Pour Lacan, il serait impossible de répondre à cette question, cette jouissance dépassant le sujet. Et cela parce qu’en raison de l’impossibilité à l’identifier, elle apparaît précisément irréductible à toute identité. La jouissance féminine achève, par conséquent, de déstabiliser la place du féminin dans le rapport de la femme à un homme, mais aussi de la femme elle-même, parce qu’elle se présente toujours sous la forme de l’Autre absolu. Toutefois, ce dédoublement de l’identité, une femme est toujours Autre que ce qu’elle est, n’est pas privatif du genre féminin, les hommes pouvant également accéder à cette jouissance. Choisir la vie familiale au détriment du travail semble donc un choix, qui demeure encore masculin. Par ailleurs, un homme qui s’identifie, aux yeux des femmes, à la place d’objet, ne peut encore être situé à la place de l’Autre. Un homme dont la jouissance le situerait à la place de l’Autre, ressemblerait peut-être à un homme mystique, dégagé de tout échange qui contraint le lien.
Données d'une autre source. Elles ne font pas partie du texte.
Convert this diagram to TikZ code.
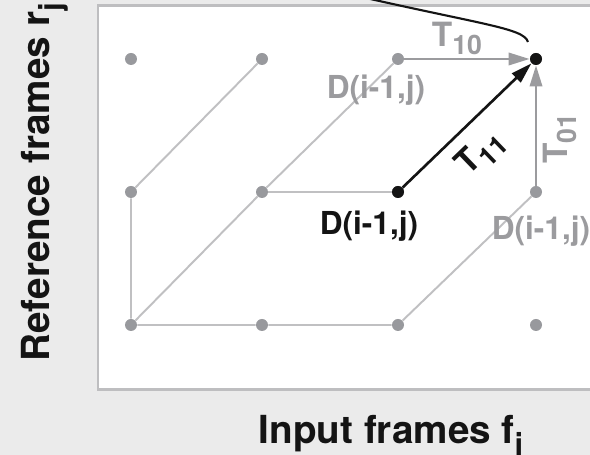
\documentclass[tikz,border=0pt]{standalone}
\usepackage{graphicx}
\usepackage{fontspec}
\setmainfont{TeX Gyre Heros}
\usetikzlibrary{arrows.meta,calc,positioning}
\definecolor{PaperGray}{RGB}{235,235,235}
\definecolor{FrameGray}{RGB}{190,190,192}
\definecolor{LineGray}{RGB}{192,192,194}
\definecolor{DotGray}{RGB}{152,153,157}
\definecolor{PathGray}{RGB}{155,155,158}
\definecolor{InkBlack}{RGB}{20,20,20}
\newcommand{\lowsub}[2][0.25em]{\raisebox{-#1}{\scalebox{0.8}{#2}}}

\begin{document}
\begin{tikzpicture}[>={Triangle[length=12pt,width=7pt]},
  gdot/.style={circle,fill=DotGray,inner sep=0pt,minimum size=0.24cm},
  bdot/.style={gdot,fill=InkBlack},
  link/.style={LineGray,line width=1.1pt},
  move/.style={->,line width=1.5pt,PathGray},
  dlab/.style={font=\fontsize{18}{20}\selectfont\bfseries,inner sep=0pt},
  tlab/.style={font=\fontsize{19}{21}\selectfont\bfseries,inner sep=0pt},
  axislab/.style={font=\fontsize{22}{24}\selectfont\bfseries,InkBlack}]
  \useasboundingbox (-2.62,-2.6) rectangle (9.18,6.5);
  \clip (-2.62,-2.6) rectangle (9.18,6.5);
  \fill[PaperGray] (-2.62,-2.6) rectangle (9.18,6.5);
  \draw[FrameGray,line width=1.7pt,fill=white] (-0.66,-1.3) rectangle (9.5,6.39);

  % grid of cells D(i,j)
  \foreach \c/\x in {0/0,1/2.62,2/5.34,3/8.10}
    \foreach \r/\y in {0/0,1/2.66,2/5.32}
      \node[gdot] (n\c\r) at (\x,\y) {};
  \node[bdot] (cur) at (n32) {};
  \node[bdot] (diag) at (n21) {};

  \draw[link] (n12) -- (n01) -- (n00) -- (n10) -- (n20) -- (n31);
  \draw[link] (n00) -- (n11) -- (n22);
  \draw[link] (n11) -- (diag);

  % the three moves into D(i,j)
  \draw[move] (n22) -- (cur) node[tlab,pos=0.42,above=0.06cm] {T\lowsub{10}};
  \draw[move] (n31) -- (cur) node[tlab,pos=0.39,sloped,below=0.12cm] {T\lowsub{01}};
  \draw[move,InkBlack] (diag) -- (cur) node[tlab,pos=0.45,sloped,below=0.24cm] {T\lowsub{11}};

  \node[dlab,PathGray,below=0.18cm of n22,xshift=-0.44cm] (lab22) {D(i-1,j)};
  \node[dlab,InkBlack,below=0.24cm of diag,xshift=-0.58cm] (labdiag) {D(i-1,j)};
  \node[dlab,PathGray,below=0.34cm of n31,xshift=0.1cm] (lab31) {D(i-1,j)};

  % leader line
  \coordinate (lead) at (4.0,6.7);
  \coordinate (leadend) at ($(cur)+(-0.16,0.34)$);
  \draw[InkBlack,line width=1.2pt] (lead) .. controls (7.0,6.0) and (7.85,5.95) .. (leadend);

  \node[axislab,rotate=90,anchor=base] (ylab) at (-1.62,2.86) {Reference frames r\lowsub[0.3em]{j}};
  \node[axislab,anchor=base] (xlab) at (5.2,-2.38) {Input frames f\lowsub[0.3em]{i}};
\end{tikzpicture}
\end{document}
Finalement, lorsque l’on revient à la question : le symbolique est-il suffisamment neutre et dégagé des rôles du genre ? On perçoit bien que le fantasme inconscient de la femme comme objet est, dans des situations déterminées, pour ainsi dire, identique aux représentations sociales du féminin. Par exemple, la situation politique actuelle, en France, montre que si la loi contraint, à l’occasion des élections législatives une circulation minimale des femmes, sa transgression est payée, en échange, par l’acquittement d’une amende. Comment éviter dès lors de ramener à la psychanalyse, des « représentations idéologiques de la différence des sexes », lesquelles trouvent à leur tour, un fondement psychique, issu de la psychanalyse elle-même ? Avec le risque que n’importe quel concept analytique, y compris le plus fantasmatique, entraînent des stéréotypes sociaux[6]. La neutralisation des rôles, considérée comme une tendance de notre société actuelle, renforce l’identité masculine qui évolue et se transforme sous des habits différents. La place du féminin paraît, au contraire, ne jamais être une source identitaire, parce qu’elle se présente comme irréductible à tout habit.
[1] Judith Butler, Trouble dans le genre, pour un féminisme de la subversion, Paris, Éd. La Découverte, 2005, p. 69.
[2] Elisabeth Badinter, Le conflit, la femme et la mère, Paris, Éd. Flammarion, 2010, p. 13.
[3] Voir François de Singly, « Les habits neufs de la domination masculine », in Revue internationale Esprit n°196, Paris, novembre 1993.
[4] Voir Jacques Lacan, « La signification du phallus », in Ecrits, Paris, Seuil, 1966, p.694.
[5] Voir l’argument que développe Judith Butler, Trouble dans le genre, pour un féminisme de la subversion, op. cit. p. 128.
[6] Voir Michel Tort, « Le différend », in Psychanalystes n° 33 Symboliser, Revue du Collège de psychanalystes, Paris, 1989.